My earliest political memory is being about seven years old, sitting on the kitchen counter (I was too short to reach the wall phone) and calling through a long list of phone numbers to remind people about Election Day. You might say that I was the predecessor to the modern day rob call.
Voting was a big deal in our family. My parents followed school board and city council issues closely. They attended community forums and worked to get neighbors and friends to the polls. Your vote is equally important today. Many of you share your policy concerns with us as we poll our membership to develop our policy focus for the year ahead. Our priority brief outlines those policies and along with our partners, we specifically sought out the positions of statewide candidates on car title and payday loans; access to quality, affordable healthcare; and policies affecting children and families.

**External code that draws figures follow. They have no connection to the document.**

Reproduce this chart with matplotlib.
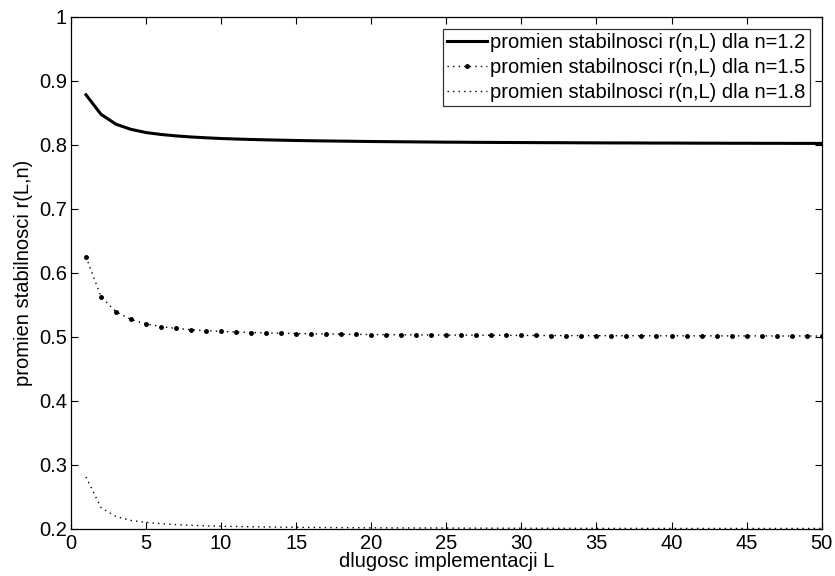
import matplotlib.pyplot as plt
import numpy as np

plt.rcParams['font.family'] = ['Liberation Sans', 'DejaVu Sans']

# implementation length L = 1..50
L = np.arange(1, 51)

# stability radius for n = 1.2
r_12 = [0.8780, 0.8475, 0.8320, 0.8240, 0.8190, 0.8160, 0.8138, 0.8121, 0.8108, 0.8097,
        0.8089, 0.8082, 0.8076, 0.8071, 0.8066, 0.8062, 0.8059, 0.8056, 0.8053, 0.8050,
        0.8048, 0.8046, 0.8044, 0.8042, 0.8040, 0.8039, 0.8037, 0.8036, 0.8035, 0.8034,
        0.8033, 0.8032, 0.8031, 0.8030, 0.8029, 0.8028, 0.8028, 0.8027, 0.8026, 0.8026,
        0.8025, 0.8024, 0.8024, 0.8023, 0.8023, 0.8022, 0.8022, 0.8021, 0.8021, 0.8020]

# stability radius for n = 1.5
r_15 = [0.6250, 0.5625, 0.5390, 0.5270, 0.5200, 0.5158, 0.5130, 0.5110, 0.5095, 0.5083,
        0.5074, 0.5066, 0.5060, 0.5055, 0.5050, 0.5046, 0.5043, 0.5040, 0.5037, 0.5035,
        0.5033, 0.5031, 0.5029, 0.5028, 0.5026, 0.5025, 0.5024, 0.5023, 0.5022, 0.5021,
        0.5020, 0.5019, 0.5019, 0.5018, 0.5017, 0.5017, 0.5016, 0.5016, 0.5015, 0.5015,
        0.5014, 0.5014, 0.5014, 0.5013, 0.5013, 0.5013, 0.5012, 0.5012, 0.5012, 0.5011]

# stability radius for n = 1.8
r_18 = [0.2810, 0.2330, 0.2190, 0.2130, 0.2100, 0.2080, 0.2065, 0.2054, 0.2046, 0.2040,
        0.2035, 0.2031, 0.2028, 0.2025, 0.2023, 0.2021, 0.2019, 0.2018, 0.2016, 0.2015,
        0.2014, 0.2013, 0.2012, 0.2012, 0.2011, 0.2010, 0.2010, 0.2009, 0.2009, 0.2008,
        0.2008, 0.2008, 0.2007, 0.2007, 0.2007, 0.2006, 0.2006, 0.2006, 0.2006, 0.2005,
        0.2005, 0.2005, 0.2005, 0.2005, 0.2005, 0.2005, 0.2005, 0.2005, 0.2005, 0.2005]

labels = ['promien stabilnosci r(n,L) dla n=1.2',
          'promien stabilnosci r(n,L) dla n=1.5',
          'promien stabilnosci r(n,L) dla n=1.8']

fs = 14.5

fig = plt.figure(figsize=(8.35, 5.76), dpi=100)
ax = fig.add_axes([0.085, 0.082, 0.899, 0.889])

ax.plot(L, r_12, color='black', linestyle='-', linewidth=2.2, label=labels[0])
ax.plot(L, r_15, color='black', linestyle=(0, (1, 3)), linewidth=1.0,
        marker='.', markersize=5, label=labels[1])
ax.plot(L, r_18, color='black', linestyle=(0, (1, 3)), linewidth=1.0, label=labels[2])

ax.set_xlim(0, 50)
ax.set_ylim(0.2, 1)
ax.set_xticks(np.arange(0, 51, 5))
ax.set_yticks(np.arange(0.2, 1.01, 0.1))
ax.set_yticklabels(['0.2', '0.3', '0.4', '0.5', '0.6', '0.7', '0.8', '0.9', '1'])
ax.tick_params(direction='in', top=True, right=True, length=5,
               labelsize=fs, width=0.8)
ax.tick_params(axis='x', pad=4)
ax.tick_params(axis='y', pad=3)
for s in ax.spines.values():
    s.set_linewidth(0.9)

ax.set_xlabel('dlugosc implementacji L', fontsize=fs, labelpad=-1)
ax.set_ylabel('promien stabilnosci r(L,n)', fontsize=fs, labelpad=4)

leg = ax.legend(loc='upper right', fontsize=fs, frameon=True, fancybox=False,
                edgecolor='black', handlelength=2.0, handletextpad=0.15,
                borderpad=0.2, labelspacing=0.3, borderaxespad=0.6)
leg.get_frame().set_linewidth(0.9)

fig.savefig('out.png', dpi=100)
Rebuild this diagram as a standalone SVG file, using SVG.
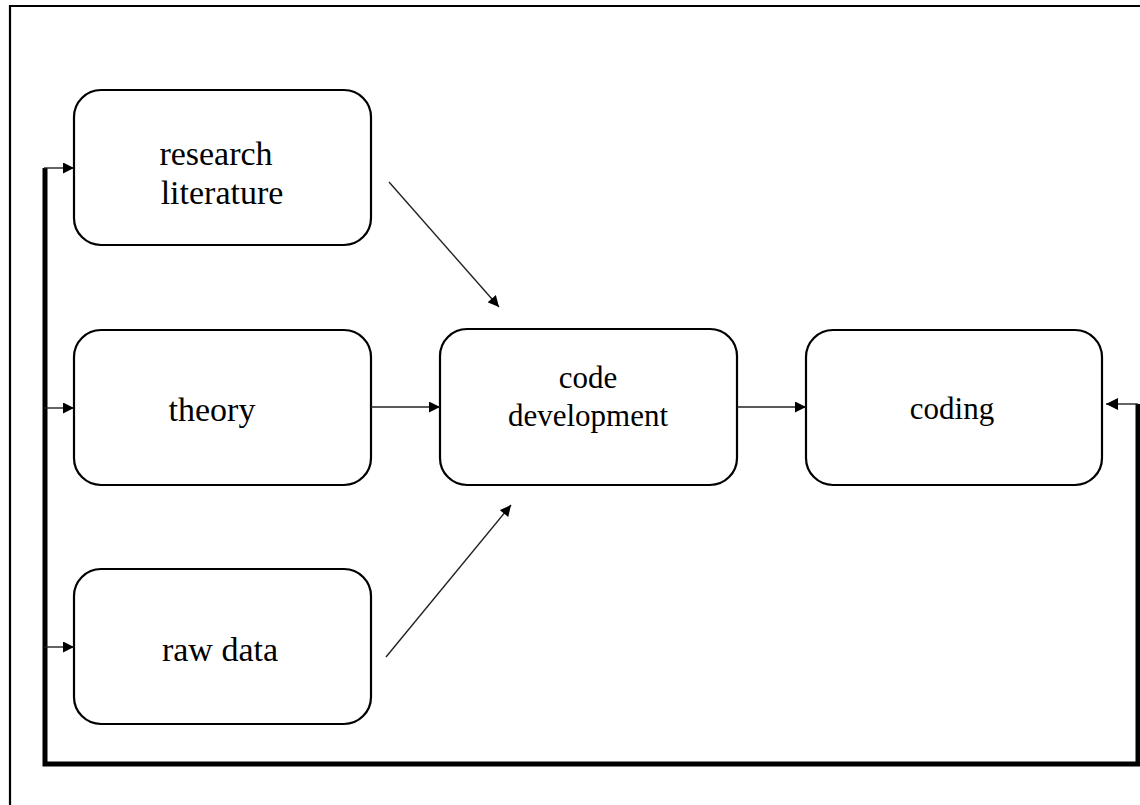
<svg xmlns="http://www.w3.org/2000/svg" width="1140" height="805" viewBox="0 0 1140 805">
  <style>
    .box { fill: #fff; stroke: #000; stroke-width: 2.2; }
    .lbl { font-family: "Liberation Serif", "Times New Roman", serif; font-size: 31px; fill: #000; text-anchor: middle; }
    .big { font-size: 34px; }
    .thin { fill: none; stroke: #222; stroke-width: 1.4; }
    .thick { fill: none; stroke: #000; stroke-width: 5; stroke-linejoin: miter; }
  </style>
  <defs>
    <marker id="arr" viewBox="0 0 10 10" refX="10" refY="5" markerWidth="12" markerHeight="11" markerUnits="userSpaceOnUse" orient="auto">
      <path d="M0,0 L10,5 L0,10 z" fill="#000"/>
    </marker>
    <marker id="arrL" viewBox="0 0 10 10" refX="10" refY="5" markerWidth="13" markerHeight="12" markerUnits="userSpaceOnUse" orient="auto">
      <path d="M0,0 L10,5 L0,10 z" fill="#000"/>
    </marker>
  </defs>
  <rect x="0" y="0" width="1140" height="805" fill="#fff"/>
  <!-- outer frame -->
  <path d="M10,805 L10,6 L1140,6" fill="none" stroke="#000" stroke-width="2.2"/>

  <g id="research-literature">
    <rect class="box" x="74" y="90" width="297" height="155" rx="27"/>
    <text class="lbl big" x="216" y="165">research</text>
    <text class="lbl big" x="222" y="204">literature</text>
  </g>
  <g id="theory">
    <rect class="box" x="74" y="330" width="297" height="155" rx="27"/>
    <text class="lbl big" x="212" y="421">theory</text>
  </g>
  <g id="raw-data">
    <rect class="box" x="74" y="569" width="297" height="155" rx="27"/>
    <text class="lbl big" x="220" y="661">raw data</text>
  </g>
  <g id="code-development">
    <rect class="box" x="440" y="329" width="297" height="156" rx="27"/>
    <text class="lbl" x="588" y="388">code</text>
    <text class="lbl" x="588" y="426">development</text>
  </g>
  <g id="coding">
    <rect class="box" x="806" y="330" width="296" height="155" rx="27"/>
    <text class="lbl" x="952" y="419">coding</text>
  </g>

  <g id="connectors">
    <line class="thin" x1="389" y1="182" x2="499" y2="307" marker-end="url(#arr)"/>
    <line class="thin" x1="371" y1="407" x2="440" y2="407" marker-end="url(#arr)"/>
    <line class="thin" x1="386" y1="657" x2="511" y2="505" marker-end="url(#arr)"/>
    <line class="thin" x1="737" y1="407" x2="806" y2="407" marker-end="url(#arr)"/>
    <!-- feedback loop -->
    <path class="thick" d="M1138,404 L1138,764 L45,764 L45,168"/>
    <line class="thin" x1="1138" y1="404" x2="1106" y2="404" marker-end="url(#arrL)"/>
    <line class="thin" x1="44" y1="168" x2="74" y2="168" marker-end="url(#arr)"/>
    <line class="thin" x1="44" y1="408" x2="74" y2="408" marker-end="url(#arr)"/>
    <line class="thin" x1="44" y1="647" x2="74" y2="647" marker-end="url(#arr)"/>
  </g>
</svg>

Visit our voter education page online to learn about the candidate’s positions and to find resources that can guide you to the election information that may be helpful to you.
In addition to the candidates running for Governor, Lt. Governor and Attorney General, all 100 seats of the House of Delegates are up for election. According to the Virginia Public Access Project (VPAP), about 45% of these seats are either uncontested or less than competitive. About 12% are races that include a third party candidate in addition to a Republican and a Democrat. VPAP is a great resource for information about these races and about the election in general. You can also find information about political donations to candidates, political parties and political action committees.
As members and supporters of the Virginia Interfaith Center for Public Policy, at the heart of our work is the contact that each of us has with our elected representatives and elections offer a great opportunity to learn about candidates’ positions and meet with your representative-elect soon after the election. If you would like to meet with your representative before the General Assembly convenes in January, please let us know and we will do our best to advise you and help however we can.
There is no question in my mind that this election will have great impact on many of the policies and problems that need serious attention. In many ways, state elections can be more important to our day-to-day lives than casting our vote for president. Call your friends, neighbors, family and anyone you can think to remind about Tuesday’s election and let them know that you plan to vote and hope they will also.
Let’s all be informed, turn out to vote and meet with our representatives.